A carbohydrate is a biomolecule consisting of carbon (C), hydrogen (H) and oxygen (O) atoms, usually with a hydrogen–oxygen atom ratio of 2:1 (as in water) and thus with the empirical formula Cm(H2O)n (where m may or may not be different from n). However, not all carbohydrates conform to this precise stoichiometric definition (e.g., uronic acids, deoxy-sugars such as fucose), nor are all chemicals that do conform to this definition automatically classified as carbohydrates (e.g. formaldehyde and acetic acid).

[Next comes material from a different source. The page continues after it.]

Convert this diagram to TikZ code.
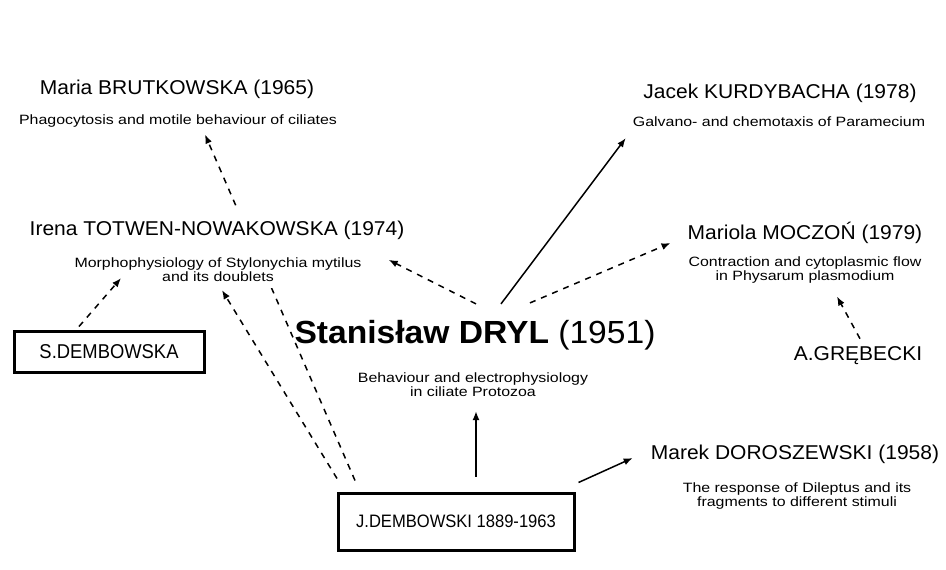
\documentclass[tikz,border=0pt]{standalone}
\usepackage{fontspec}
\setmainfont{Liberation Sans}
\newfontfamily\namefont[FakeStretch=1.05]{Liberation Sans}
\newfontfamily\topicfont[FakeStretch=1.18]{Liberation Sans}
\newfontfamily\boxfont[FakeStretch=0.92]{Liberation Sans}
\usetikzlibrary{arrows.meta,backgrounds}

\begin{document}
\begin{tikzpicture}[x=1pt,y=-1pt,
    person/.style={inner sep=1pt,font=\namefont\fontsize{20}{22}\selectfont},
    topic/.style={inner sep=1pt,align=center,font=\topicfont\fontsize{13.5}{14}\selectfont},
    teacher/.style={draw,line width=3pt,inner sep=0pt,font=\boxfont\fontsize{20}{22}\selectfont},
    link/.style={line width=1.5pt,-{Latex[length=9pt,width=7pt]}},
    weak/.style={link,dash pattern=on 6pt off 6pt}]
  \useasboundingbox (0,0) rectangle (946,570);

  \node[person] (bk) at (177,89) {Maria BRUTKOWSKA (1965)};
  \node[topic] (bksub) at (178,121) {Phagocytosis and motile behaviour of ciliates};
  \node[person,fill=white,inner ysep=12pt] (tn) at (217,230) {Irena TOTWEN-NOWAKOWSKA (1974)};
  \node[topic,fill=white,inner ysep=6pt] (tnsub) at (218,270) {Morphophysiology of Stylonychia mytilus\\and its doublets};
  \node[person] (kb) at (780,93) {Jacek KURDYBACHA (1978)};
  \node[topic] (kbsub) at (779,122) {Galvano- and chemotaxis of Paramecium};
  \node[person] (mc) at (805,233) {Mariola MOCZOŃ (1979)};
  \node[topic] (mcsub) at (805,270) {Contraction and cytoplasmic flow\\in Physarum plasmodium};
  \node[person,font=\namefont\fontsize{32}{36}\selectfont] (dryl) at (475,335) {\textbf{Stanisław DRYL} (1951)};
  \node[topic] (drylsub) at (473,385) {Behaviour and electrophysiology\\in ciliate Protozoa};
  \node[person] (ds) at (795,454) {Marek DOROSZEWSKI (1958)};
  \node[topic] (dssub) at (797,496) {The response of Dileptus and its\\fragments to different stimuli};
  \node[teacher,minimum width=190pt,minimum height=41pt] (sdem) at (109,351.5) {S.DEMBOWSKA};
  \node[teacher,minimum width=236pt,minimum height=57pt] (jd) at (456,521.5) {\fontsize{18}{20}\selectfont J.DEMBOWSKI 1889-1963};
  \node[person] (gr) at (858,356) {A.GRĘBECKI};

  \begin{pgfonlayer}{background}
    \draw[weak] ([xshift=-101pt,yshift=11pt]jd.north) -- ([xshift=27pt,yshift=-6pt]bksub.south);
  \end{pgfonlayer}
  \draw[weak] ([xshift=-119pt,yshift=13pt]jd.north) -- ([xshift=4pt,yshift=-2pt]tnsub.south);
  \draw[weak] ([xshift=-30pt,yshift=3pt]sdem.north) -- ([xshift=-97pt,yshift=10pt]tnsub.south);
  \draw[weak] ([xshift=1pt,yshift=15pt]dryl.north) -- ([xshift=26pt,yshift=-8pt]tnsub.north east);
  \draw[link] ([xshift=26pt,yshift=15pt]dryl.north) -- ([xshift=-6pt,yshift=-10pt]kbsub.south west);
  \draw[weak] ([xshift=55pt,yshift=16pt]dryl.north) -- ([xshift=-16pt,yshift=-10pt]mc.west);
  \draw[weak] ([xshift=2pt,yshift=7pt]gr.north) -- ([xshift=32pt,yshift=-12pt]mcsub.south);
  \draw[link] ([xshift=20pt,yshift=15pt]jd.north) -- ([xshift=3pt,yshift=-13pt]drylsub.south);
  \draw[link] ([xshift=3pt,yshift=9pt]jd.north east) -- ([xshift=-17pt,yshift=-4pt]ds.west);
\end{tikzpicture}
\end{document}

The term is most common in biochemistry, where it is a synonym of saccharide, a group that includes sugars, starch, and cellulose. The saccharides are divided into four chemical groups: monosaccharides, disaccharides, oligosaccharides, and polysaccharides. Monosaccharides and disaccharides, the smallest (lower molecular weight) carbohydrates, are commonly referred to as sugars. The word saccharide comes from the Ancient Greek word σάκχαρον (sákkharon), meaning “sugar”. While the scientific nomenclature of carbohydrates is complex, the names of the monosaccharides and disaccharides very often end in the suffix -ose, which was originally taken from glucose, from the Ancient Greek word γλεῦκος (gleûkos), meaning “wine, must”, and is used for almost all sugars, e.g. fructose (fruit sugar), sucrose (cane or beet sugar), ribose, lactose (milk sugar), etc.

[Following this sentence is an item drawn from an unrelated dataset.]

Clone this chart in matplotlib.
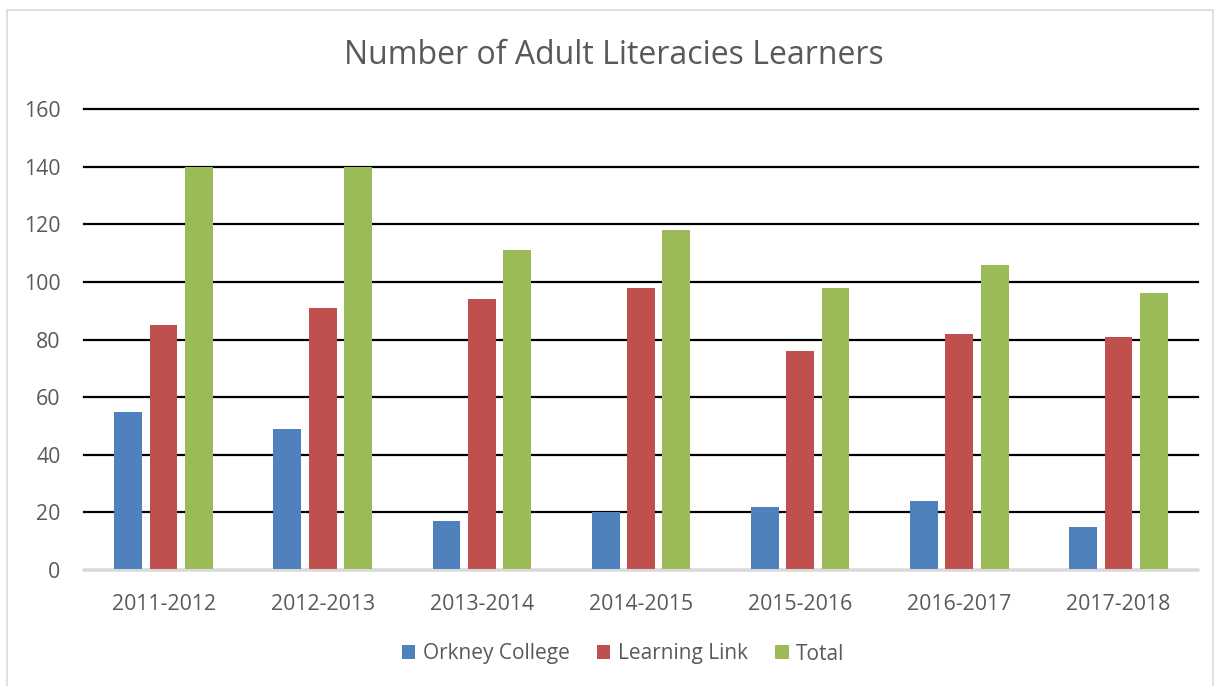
import matplotlib.pyplot as plt
from matplotlib.patches import Rectangle
import numpy as np

plt.rcParams['font.family'] = ['Open Sans', 'DejaVu Sans']

# === data
years = ["2011-2012", "2012-2013", "2013-2014", "2014-2015",
         "2015-2016", "2016-2017", "2017-2018"]
orkney_college = [55, 49, 17, 20, 22, 24, 15]
learning_link = [85, 91, 94, 98, 76, 82, 81]
total = [140, 140, 111, 118, 98, 106, 96]

series_names = ["Orkney College", "Learning Link", "Total"]
colors = ["#4f81bd", "#c0504d", "#9bbb59"]
text_col = "#595959"

fig = plt.figure(figsize=(12.2, 6.86), dpi=100)
ax = fig.add_axes([84 / 1220, 1 - 570 / 686, (1198 - 84) / 1220, (570 - 109) / 686])

# chart border
fig.patches.append(Rectangle((7 / 1220, -0.05), 1206 / 1220, 1.05 - 10 / 686,
                             transform=fig.transFigure, fill=False,
                             edgecolor="#d9d9d9", linewidth=1.2))

x = np.arange(len(years))
width = 0.175
step = 0.222
for i, (vals, name) in enumerate(zip([orkney_college, learning_link, total], series_names)):
    ax.bar(x + (i - 1) * step, vals, width, color=colors[i], label=name, zorder=3)

ax.set_xlim(-0.5, len(years) - 0.5)
ax.set_ylim(0, 160)
ax.set_yticks(range(0, 161, 20))
ax.set_xticks(x)
ax.set_xticklabels(years)
ax.yaxis.grid(True, color="black", linewidth=1.6, zorder=0)
for gl in ax.get_ygridlines():
    gl.set_clip_on(False)
ax.set_axisbelow(True)
for s in ["top", "right", "left"]:
    ax.spines[s].set_visible(False)
ax.spines["bottom"].set_color("#d9d9d9")
ax.spines["bottom"].set_linewidth(1.5)
ax.spines["bottom"].set_zorder(4)
ax.tick_params(axis="both", length=0, labelsize=15.3, labelcolor=text_col)
ax.tick_params(axis="x", pad=17)
ax.tick_params(axis="y", pad=17)

fig.text(0.5 + 4 / 1220, 1 - 56 / 686, "Number of Adult Literacies Learners", ha="center",
         va="center", fontsize=23, color=text_col)

fig.legend(loc="center", bbox_to_anchor=(0.5 + 13 / 1220, 1 - 654 / 686), ncol=3, frameon=False,
           fontsize=15, labelcolor=text_col, handlelength=0.66, handleheight=0.66,
           handletextpad=0.35, columnspacing=1.3)

fig.savefig("out.png", dpi=100)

Carbohydrates perform numerous roles in living organisms. Polysaccharides serve as an energy store (e.g. starch and glycogen) and as structural components (e.g. cellulose in plants and chitin in arthropods). The 5-carbon monosaccharide ribose is an important component of coenzymes (e.g. ATP, FAD and NAD) and the backbone of the genetic molecule known as RNA. The related deoxyribose is a component of DNA. Saccharides and their derivatives include many other important biomolecules that play key roles in the immune system, fertilization, preventing pathogenesis, blood clotting, and development.

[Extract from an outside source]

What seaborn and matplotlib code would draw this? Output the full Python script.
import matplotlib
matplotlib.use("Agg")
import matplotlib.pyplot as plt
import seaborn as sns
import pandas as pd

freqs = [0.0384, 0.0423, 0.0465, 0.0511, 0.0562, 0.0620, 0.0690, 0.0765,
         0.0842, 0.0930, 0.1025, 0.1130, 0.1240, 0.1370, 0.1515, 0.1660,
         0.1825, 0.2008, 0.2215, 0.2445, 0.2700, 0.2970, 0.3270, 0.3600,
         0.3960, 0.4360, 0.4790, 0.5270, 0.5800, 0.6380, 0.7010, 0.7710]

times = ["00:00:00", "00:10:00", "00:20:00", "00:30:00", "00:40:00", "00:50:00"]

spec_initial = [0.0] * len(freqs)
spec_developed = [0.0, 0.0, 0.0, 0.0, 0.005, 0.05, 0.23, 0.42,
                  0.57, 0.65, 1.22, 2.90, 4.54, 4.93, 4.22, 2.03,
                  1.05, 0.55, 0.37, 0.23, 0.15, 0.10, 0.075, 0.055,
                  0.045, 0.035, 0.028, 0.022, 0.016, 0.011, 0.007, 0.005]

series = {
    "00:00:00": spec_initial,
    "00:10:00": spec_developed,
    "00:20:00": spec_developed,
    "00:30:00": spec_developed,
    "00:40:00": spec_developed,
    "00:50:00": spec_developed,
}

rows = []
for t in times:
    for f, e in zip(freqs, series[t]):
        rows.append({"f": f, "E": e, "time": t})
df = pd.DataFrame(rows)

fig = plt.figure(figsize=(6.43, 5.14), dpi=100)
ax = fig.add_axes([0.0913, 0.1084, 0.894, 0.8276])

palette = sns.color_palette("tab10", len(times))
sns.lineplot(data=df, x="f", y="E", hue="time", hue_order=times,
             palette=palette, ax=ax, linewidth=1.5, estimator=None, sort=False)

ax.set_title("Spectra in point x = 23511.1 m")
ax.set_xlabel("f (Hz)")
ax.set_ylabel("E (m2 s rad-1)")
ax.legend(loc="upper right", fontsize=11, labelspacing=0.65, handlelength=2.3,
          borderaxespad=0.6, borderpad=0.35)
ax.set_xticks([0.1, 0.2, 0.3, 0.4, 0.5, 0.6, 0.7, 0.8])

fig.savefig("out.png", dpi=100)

Carbohydrates are central to nutrition and are found in a wide variety of natural and processed foods. Starch is a polysaccharide. It is abundant in cereals (wheat, maize, rice), potatoes, and processed food based on cereal flour, such as bread, pizza or pasta. Sugars appear in human diet mainly as table sugar (sucrose, extracted from sugarcane or sugar beets), lactose (abundant in milk), glucose and fructose, both of which occur naturally in honey, many fruits, and some vegetables. Table sugar, milk, or honey are often added to drinks and many prepared foods such as jam, biscuits and cakes.

Cellulose, a polysaccharide found in the cell walls of all plants, is one of the main components of insoluble dietary fiber. Although it is not digestible by humans, cellulose and insoluble dietary fiber generally help maintain a healthy digestive system by facilitating bowel movements. Other polysaccharides contained in dietary fiber include resistant starch and inulin, which feed some bacteria in the microbiota of the large intestine, and are metabolized by these bacteria to yield short-chain fatty acids.